Before entering a rent-to-own agreement, prospective buyers should thoroughly understand the terms and conditions outlined in the contract. It is essential to clarify whether the arrangement is a lease option, which gives the tenant the right but not the obligation to buy, or a lease-purchase, which obligates the tenant to complete the purchase. Buyers should also confirm how much of their monthly rent will be credited toward the purchase price and ensure this is documented in writing. Understanding the responsibilities for property maintenance, repairs, and insurance during the lease period is crucial, as these obligations can vary significantly between agreements. Consulting with a legal professional or financial advisor before signing any contract can help avoid misunderstandings and protect both parties.
What Are the Financial Considerations and Costs Involved?
Rent-to-own agreements involve several financial components that prospective buyers must carefully evaluate. The upfront option fee typically ranges from 2% to 7% of the property’s purchase price, depending on the agreement and local market conditions. Monthly rent payments are generally higher than standard market rent, with the additional portion being credited toward the purchase. For example, if market rent for a property is AUD 2,000 per month, a rent-to-own agreement might require AUD 2,300 per month, with AUD 300 credited toward the future purchase. The agreed-upon purchase price is set at the beginning of the lease, and buyers should ensure this price reflects fair market value to avoid overpaying. Additionally, tenants are often responsible for maintenance costs, property taxes, and insurance during the lease period, which can add to the overall expense.
| Property Type | Estimated Monthly Rent | Rent Credit per Month | Option Fee (Approx.) | Purchase Price Range |
|---|---|---|---|---|
| Suburban House (3BR) | AUD 2,200 - 2,800 | AUD 250 - 400 | AUD 15,000 - 30,000 | AUD 500,000 - 700,000 |
| Urban Townhouse (2BR) | AUD 1,800 - 2,400 | AUD 200 - 350 | AUD 10,000 - 20,000 | AUD 400,000 - 550,000 |
| Regional Property (4BR) | AUD 1,500 - 2,000 | AUD 150 - 300 | AUD 8,000 - 15,000 | AUD 350,000 - 500,000 |
Prices, rates, or cost estimates mentioned in this article are based on the latest available information but may change over time. Independent research is advised before making financial decisions.
What Are the Potential Risks and Challenges?
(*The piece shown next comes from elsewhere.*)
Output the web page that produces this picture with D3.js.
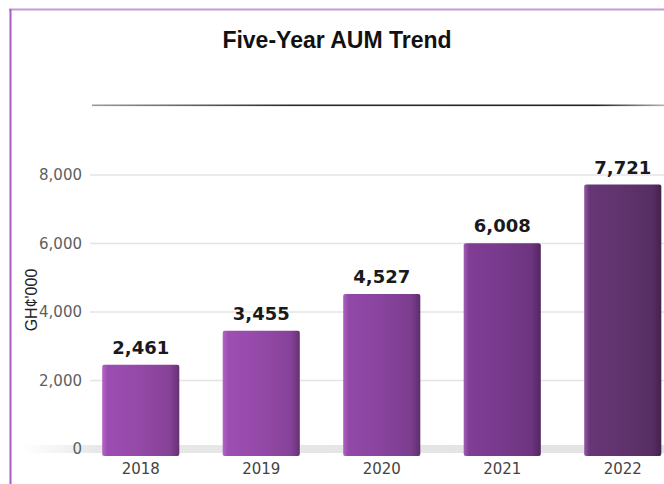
<!DOCTYPE html>
<html>
<head>
<meta charset="utf-8">
<script src="https://cdn.jsdelivr.net/npm/d3@7"></script>
<style>
  body { margin: 0; background: #fff; }
  svg { display: block; }
</style>
</head>
<body>
<div id="chart"></div>
<script>
// data
const years = ["2018", "2019", "2020", "2021", "2022"];
const aum = [2461, 3455, 4527, 6008, 7721];
const yTicks = [0, 2000, 4000, 6000, 8000];

// bar tones get darker to the right
const barTones = ["#9549a8", "#954aa9", "#8a449f", "#793a8d", "#61336f"];

const width = 664;
const height = 484;
const margin = { top: 175, bottom: 35, left: 90, right: 0 };

const svg = d3.select("#chart")
  .append("svg")
  .attr("width", width)
  .attr("height", height);

const defs = svg.append("defs");

// x and y scales
const x = d3.scaleBand()
  .domain(years)
  .range([80.5, 683])
  .paddingInner(0.36)
  .paddingOuter(0.18);

const y = d3.scaleLinear()
  .domain([0, 8000])
  .range([height - margin.bottom, margin.top]);

// frame lines (top and left)
svg.append("line")
  .attr("x1", 9).attr("x2", width)
  .attr("y1", 9.5).attr("y2", 9.5)
  .attr("stroke", "#c39bd0").attr("stroke-width", 2);
svg.append("line")
  .attr("x1", 10.5).attr("x2", 10.5)
  .attr("y1", 9).attr("y2", height)
  .attr("stroke", "#a65ec2").attr("stroke-width", 2);

// title
svg.append("text")
  .attr("x", 337)
  .attr("y", 48)
  .attr("text-anchor", "middle")
  .attr("font-family", "Liberation Sans, Arial, sans-serif")
  .attr("font-weight", "bold")
  .attr("font-size", "23px")
  .attr("fill", "#111")
  .text("Five-Year AUM Trend");

// separator line under title
const sep = defs.append("linearGradient").attr("id", "sep");
sep.append("stop").attr("offset", "0%").attr("stop-color", "#9a9a9a");
sep.append("stop").attr("offset", "35%").attr("stop-color", "#2a2a2a");
sep.append("stop").attr("offset", "88%").attr("stop-color", "#222");
sep.append("stop").attr("offset", "100%").attr("stop-color", "#b0b0b0");
svg.append("rect")
  .attr("x", 92).attr("y", 104.5)
  .attr("width", width - 92).attr("height", 1.6)
  .attr("fill", "url(#sep)");

// grid lines
svg.append("g")
  .selectAll("line")
  .data(yTicks.filter(d => d > 0))
  .join("line")
  .attr("x1", margin.left).attr("x2", width)
  .attr("y1", d => y(d)).attr("y2", d => y(d))
  .attr("stroke", "#e4e4e4")
  .attr("stroke-width", 1.5);

// floor shadow
const floor = defs.append("linearGradient").attr("id", "floor");
floor.append("stop").attr("offset", "0%").attr("stop-color", "#dcdcdc").attr("stop-opacity", 0);
floor.append("stop").attr("offset", "12%").attr("stop-color", "#d8d8d8").attr("stop-opacity", 1);
floor.append("stop").attr("offset", "100%").attr("stop-color", "#d0d0d0").attr("stop-opacity", 1);
svg.append("rect")
  .attr("x", 20).attr("y", y(0) - 4)
  .attr("width", width - 20).attr("height", 8)
  .attr("fill", "url(#floor)")
  .attr("opacity", 0.6);

// one gradient per bar for the shaded look
barTones.forEach((c, i) => {
  const g = defs.append("linearGradient").attr("id", "bar" + i);
  const base = d3.color(c);
  g.append("stop").attr("offset", "0%").attr("stop-color", d3.interpolateRgb(c, "#e090f0")(0.4));
  g.append("stop").attr("offset", "7%").attr("stop-color", base.brighter(0.15));
  g.append("stop").attr("offset", "45%").attr("stop-color", c);
  g.append("stop").attr("offset", "88%").attr("stop-color", base.darker(0.3));
  g.append("stop").attr("offset", "100%").attr("stop-color", base.darker(1.1));
});

const depth = 7;

svg.append("g")
  .selectAll("rect")
  .data(aum)
  .join("rect")
  .attr("x", (d, i) => x(years[i]))
  .attr("y", d => y(d))
  .attr("width", x.bandwidth())
  .attr("height", d => y(0) - y(d) + depth)
  .attr("rx", 2)
  .attr("fill", (d, i) => `url(#bar${i})`);

// value labels
svg.append("g")
  .selectAll("text")
  .data(aum)
  .join("text")
  .attr("x", (d, i) => x(years[i]) + x.bandwidth() / 2)
  .attr("y", d => y(d) - 11)
  .attr("text-anchor", "middle")
  .attr("font-family", "DejaVu Sans, sans-serif")
  .attr("font-weight", "bold")
  .attr("font-size", "18px")
  .attr("fill", "#1a1a1a")
  .text(d => d3.format(",")(d));

// y axis
function yAxis(g) {
  g.attr("transform", `translate(82, 0)`)
    .call(d3.axisLeft(y).tickValues(yTicks).tickFormat(d3.format(",")).tickSize(0).tickPadding(0))
    .call(g => g.select(".domain").remove())
    .selectAll("text")
    .attr("font-family", "DejaVu Sans, sans-serif")
    .attr("font-size", "15px")
    .attr("fill", "#5e5e5e");
}

// x axis
function xAxis(g) {
  g.attr("transform", `translate(0, ${y(0) + depth + 4})`)
    .call(d3.axisBottom(x).tickSize(0).tickPadding(0))
    .call(g => g.select(".domain").remove())
    .selectAll("text")
    .attr("dy", "0.9em")
    .attr("font-family", "DejaVu Sans, sans-serif")
    .attr("font-size", "15px")
    .attr("fill", "#444");
}

svg.append("g").call(yAxis);
svg.append("g").call(xAxis);

// y axis title
svg.append("text")
  .attr("transform", `translate(37, ${y(4000) - 12}) rotate(-90)`)
  .attr("text-anchor", "middle")
  .attr("font-family", "Liberation Sans, Arial, sans-serif")
  .attr("font-size", "16px")
  .attr("fill", "#222")
  .text("GH¢'000");
</script>
</body>
</html>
While rent-to-own arrangements offer a pathway to homeownership, they also carry risks that buyers must consider. If tenants are unable to secure mortgage financing at the end of the lease period, they may forfeit the option fee and any rent credits accumulated, resulting in significant financial loss. Market fluctuations can also impact the agreed-upon purchase price; if property values decline, buyers may end up paying more than the current market value. Additionally, if the property owner faces foreclosure or financial difficulties during the lease period, tenants may lose their investment and the opportunity to purchase the home. Ensuring the contract includes clear terms, conducting thorough property inspections, and verifying the owner’s financial standing can help mitigate these risks.
How to Prepare for a Successful Transition to Ownership
Successfully transitioning from tenant to owner requires careful financial planning and preparation. Prospective buyers should focus on improving their credit scores during the lease period by paying bills on time, reducing outstanding debts, and avoiding new credit inquiries. Building a savings buffer for the down payment, closing costs, and potential maintenance expenses is equally important. Staying in regular communication with mortgage lenders and seeking pre-approval before the lease period ends can streamline the purchasing process. Understanding the local property market and ensuring the agreed-upon purchase price remains competitive will also help buyers make a sound investment.
Tenant-to-owner property transitions offer a flexible and accessible route to homeownership for many Australians. By understanding the structure, benefits, costs, and potential challenges of these arrangements, prospective buyers can make informed decisions that align with their financial goals and long-term housing needs.